How does a document get a class and a design?

Learning and extraction in the Xtracta system are based on three key elements: Workflow, Class, and Design.

Workflow

This is a configuration set up by the user to handle specific types of documents. It dictates how a document should be processed to meet the particular needs of the user.

Class

When a document enters a workflow, Xtracta’s AI begins by identifying the document’s source, searching for distinctive features that could indicate the originator. These features may include:

  • Bank account details
  • Tax Identification Numbers
  • Phone numbers

Upon finding a relevant feature, the system classifies the document and assigns it a unique identifier.

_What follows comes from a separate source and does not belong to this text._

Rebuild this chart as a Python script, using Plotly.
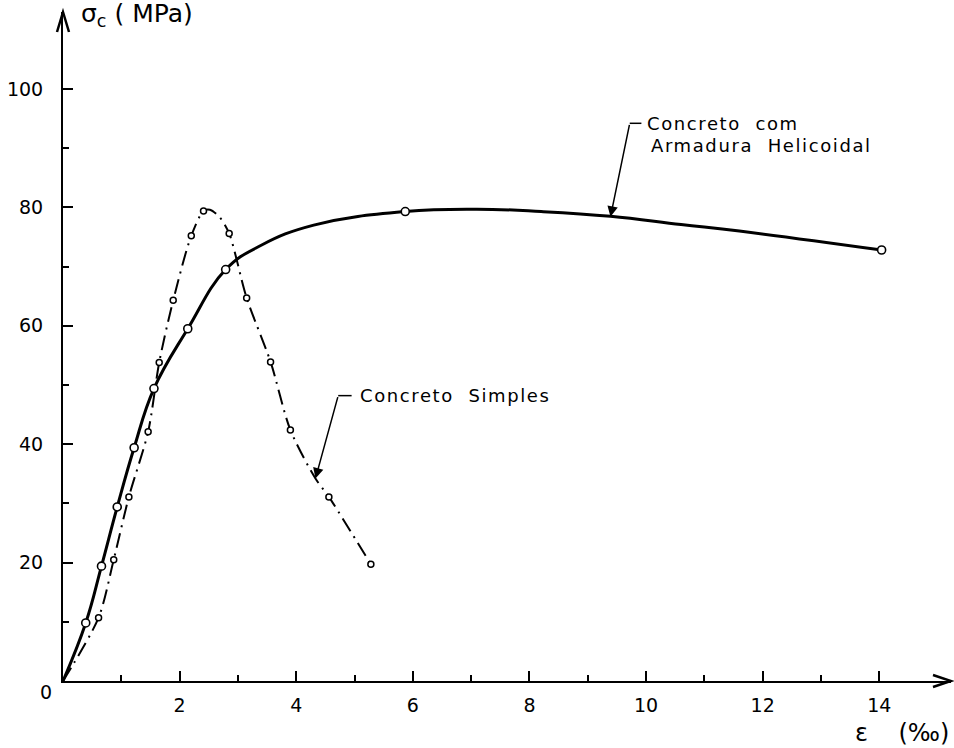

This classification is global and unique, allowing the system to apply specialized extraction techniques tailored to each class of documents.

Design

This refers to the system’s ability to recognize the layout of a document. Xtracta can distinguish between different designs within the same class, which is crucial for the training and learning phases.

For example:
A telecommunications company might use different invoice designs for broadband and telephone services. In Xtracta:

  • The first recognized design is labeled as 0
  • Subsequent layouts are numbered sequentially (e.g., 1, 2, etc.)

This ensures that even if documents of the same class have varying layouts, the system can still accurately process them.

Class and Design Information

To view the Class and Design for a document:

  1. From the Workflow Dashboard, access a document by clicking on the Document ID.
  2. On the Engine Learning Screen, access the Document Information tab.
  3. The Class and Design will be displayed.
Class and Design Info